Mr. McCONNELL. Mr. President, I wish to say a few words about the FDA legislation we have been debating on the floor this week. First, I thank Senator Enzi for his hard work in managing this bill. He always does a great job. I also wish to acknowledge Senator Burr's thoughtful leadership on this legislation. This is a complicated set of issues. No one--I repeat, no one--knows the intricacies better than the Senator from North Carolina, Mr. Burr. He has been a good friend and ally of producers and growers dating back to his days in the House, and he has offered a thoughtful alternative to this very flawed legislation which we have before us.
A few years ago, I led the effort in Congress to enact a tobacco buyout which ended the Federal Government's support of tobacco production. Although the number of tobacco farms in Kentucky has decreased as a result of that legislation, thousands of Kentucky farm families and communities still depend on the income from tobacco production. I have concerns about the effect this legislation might have on them.
Still, no one in this Chamber would deny that tobacco is hazardous to the health of those who use it. Everyone knows that. If the purpose of this bill is to reduce the harm it could cause the people who consume it, then forcing the Food and Drug Administration to do the regulating would be the wrong route to take.
Former FDA Administrator Dr. Andrew von Eschenbach has predicted that forcing the FDA to regulate tobacco would undermine the agency's core mission of protecting the public health and ensuring that foods, medicines, and other products don't pose a risk to American consumers. When the FDA approves a product, Americans expect the product to be safe, but as we all know, there is no such thing as a safe cigarette. It doesn't exist. Forcing the FDA to regulate cigarettes will not make them safer for the American people.

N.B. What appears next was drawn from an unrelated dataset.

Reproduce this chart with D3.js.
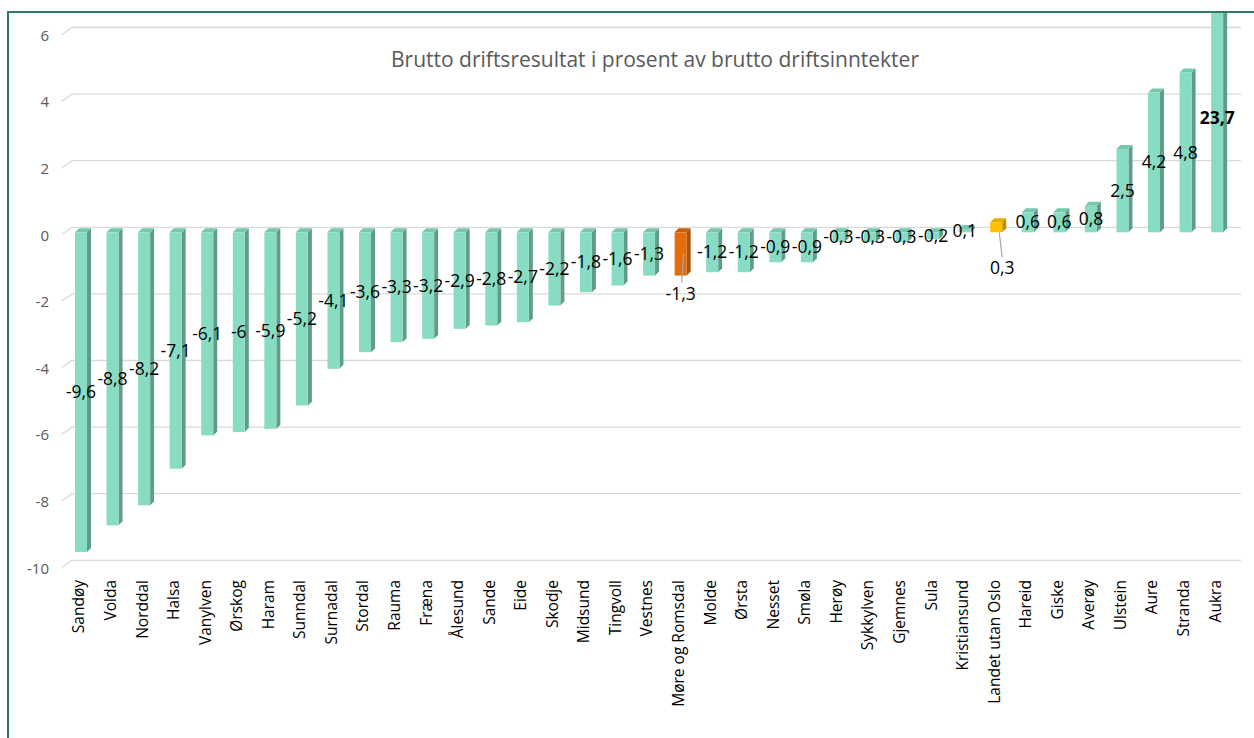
<!DOCTYPE html>
<html>
<head>
<meta charset="utf-8">
<script src="https://cdn.jsdelivr.net/npm/d3@7"></script>
<style>
  body { margin: 0; background: #fff; }
  text { font-family: "Open Sans", "Noto Sans", sans-serif; }
</style>
</head>
<body>
<div id="chart"></div>
<script>
const kommuner = ["Sandøy","Volda","Norddal","Halsa","Vanylven","Ørskog","Haram","Sunndal",
  "Surnadal","Stordal","Rauma","Fræna","Ålesund","Sande","Eide","Skodje","Midsund","Tingvoll",
  "Vestnes","Møre og Romsdal","Molde","Ørsta","Nesset","Smøla","Herøy","Sykkylven","Gjemnes",
  "Sula","Kristiansund","Landet utan Oslo","Hareid","Giske","Averøy","Ulstein","Aure","Stranda","Aukra"];
const verdier = [-9.6,-8.8,-8.2,-7.1,-6.1,-6,-5.9,-5.2,-4.1,-3.6,-3.3,-3.2,-2.9,-2.8,-2.7,-2.2,
  -1.8,-1.6,-1.3,-1.3,-1.2,-1.2,-0.9,-0.9,-0.3,-0.3,-0.3,-0.2,0.1,0.3,0.6,0.6,0.8,2.5,4.2,4.8,23.7];
const yTicks = [-10,-8,-6,-4,-2,0,2,4,6];
const tittel = "Brutto driftsresultat i prosent av brutto driftsinntekter";

const width = 1254, height = 738;
const fylke = "Møre og Romsdal", landet = "Landet utan Oslo";

const farger = {
  vanlig: {front: "#88dcc4", side: "#5f9c89", top: "#78c8b0"},
  fylke:  {front: "#e46c0a", side: "#a9500a", top: "#c75e0a"},
  landet: {front: "#ffc000", side: "#c08f00", top: "#e6ad00"}
};
function getFarge(name) {
  if (name === fylke) return farger.fylke;
  if (name === landet) return farger.landet;
  return farger.vanlig;
}

const data = kommuner.map((k, i) => ({name: k, value: verdier[i]}));

const svg = d3.select("#chart").append("svg")
  .attr("width", width).attr("height", height);

const step = 31.56;
const x = d3.scaleBand().domain(kommuner)
  .range([65.2, 65.2 + kommuner.length * step])
  .paddingInner(0.62).paddingOuter(0.31);
const y = d3.scaleLinear().domain([-10, 6]).range([565.3, 32.5]);

const dx = 4, dy = 4;   // bar depth
const topClip = 13;

// gridlines on the back wall
const grid = svg.append("g").attr("id", "grid");
yTicks.forEach(t => {
  const yy = y(t);
  grid.append("path")
    .attr("d", `M62,${yy + 2}L72,${yy - 5}H1241`)
    .attr("fill", "none").attr("stroke", "#d9d9d9").attr("stroke-width", 1.3);
});

// y tick labels
svg.append("g").selectAll("text").data(yTicks).enter().append("text")
  .attr("x", 49).attr("y", d => y(d) + 3)
  .attr("dy", "0.35em").attr("text-anchor", "end")
  .attr("fill", "#595959").attr("font-size", 15)
  .text(d => d);

// bars
const bars = svg.append("g").attr("id", "bars");
data.forEach(d => {
  const c = getFarge(d.name);
  const x0 = x(d.name), w = x.bandwidth();
  let yTop = Math.min(y(d.value), y(0));
  const yBot = Math.max(y(d.value), y(0));
  const clipped = yTop < topClip;
  if (clipped) yTop = topClip;
  const g = bars.append("g");
  g.append("polygon")
    .attr("points", [[x0 + w, yTop], [x0 + w + dx, yTop - (clipped ? 0 : dy)], [x0 + w + dx, yBot - dy], [x0 + w, yBot]].join(" "))
    .attr("fill", c.side);
  if (!clipped) {
    g.append("polygon")
      .attr("points", [[x0, yTop], [x0 + dx, yTop - dy], [x0 + w + dx, yTop - dy], [x0 + w, yTop]].join(" "))
      .attr("fill", c.top);
  }
  g.append("rect")
    .attr("x", x0).attr("y", yTop)
    .attr("width", w).attr("height", yBot - yTop)
    .attr("fill", c.front);
});

// leader lines for moved labels
function labelPos(d) {
  const cx = x(d.name) + x.bandwidth() / 2;
  if (d.name === fylke) return {x: cx, y: y(d.value) + 18};
  if (d.name === landet) return {x: cx + 6, y: y(0) + 36};
  const yTop = Math.max(Math.min(y(d.value), y(0)), topClip);
  const yBot = Math.max(y(d.value), y(0));
  return {x: cx, y: (yTop + yBot) / 2 - (d.value > 20 ? 5 : 0)};
}
data.filter(d => d.name === fylke || d.name === landet).forEach(d => {
  const cx = x(d.name) + x.bandwidth() / 2;
  const p = labelPos(d);
  const y1 = d.name === fylke ? y(d.value) - 22 : y(d.value) + 10;
  svg.append("line")
    .attr("x1", cx + 3).attr("y1", y1)
    .attr("x2", d.name === fylke ? cx + 1 : cx + 6).attr("y2", p.y - 11)
    .attr("stroke", "#a6a6a6").attr("stroke-width", 1.2);
});

// data labels
svg.append("g").selectAll("text").data(data).enter().append("text")
  .attr("x", d => labelPos(d).x)
  .attr("y", d => labelPos(d).y)
  .attr("dy", "0.35em").attr("text-anchor", "middle")
  .attr("font-size", 17.5).attr("fill", "#000")
  .attr("font-weight", d => d.value > 20 ? "bold" : "normal")
  .text(d => String(d.value).replace(".", ","));

// category labels
svg.append("g").selectAll("text").data(kommuner).enter().append("text")
  .attr("transform", d => `translate(${x(d) + x.bandwidth() / 2 - 2},580) rotate(-90)`)
  .attr("dy", "0.35em").attr("text-anchor", "end")
  .attr("font-size", 15.5).attr("fill", "#000")
  .text(d => d);

// title
svg.append("text")
  .attr("x", 655).attr("y", 67)
  .attr("text-anchor", "middle")
  .attr("font-size", 21).attr("fill", "#595959")
  .text(tittel);

// chart border
svg.append("path")
  .attr("d", `M8,${height}V12H${width}`)
  .attr("fill", "none").attr("stroke", "#2e7b60").attr("stroke-width", 2);
</script>
</body>
</html>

This legislation is flawed for other reasons as well. As Senators Burr, Enzi, and others have repeatedly pointed out, the FDA is already overworked in carrying out its core mission of protecting the public health. When it comes to contaminated peanut butter, tainted toothpaste, or unsafe drugs coming into the United States, Americans expect that all of FDA's resources are being used to protect them. Yet instead of freeing additional resources for the FDA to perform this important function, this legislation could divert the agency's limited resources toward an impossible task: Vouching for the safety of a product that cannot be made safe. The American people don't want the FDA's resources diverted on a fool's errand.
It is hard to understand what the supporters of this bill are trying to accomplish. If the goal is to reduce smoking, then why isn't there a single dime--not one dime--in this bill directed at smoking cessation programs? If there is no such thing as a safe cigarette, the best way to help smokers is to help them kick the habit. This bill doesn't do that. If the goal of this legislation is to launch a public campaign to reduce smoking and promote better health, then why is there no focus on Federal programs that are already in place to achieve this goal?
This legislation is the wrong way to regulate tobacco, and that is why Senator Burr will offer a thoughtful way to accomplish the goal. Senator Burr's proposal would create a new agency whose sole responsibility is to regulate tobacco. This would address the problem without undermining FDA's mission or straining its resources.
Forcing the FDA to regulate and approve the use of tobacco would be a distortion of the agency's mission and a tremendous misuse of its overstretched resources. We should be focused on giving FDA the resources it needs to protect the public health, not burdening it with an impossible assignment.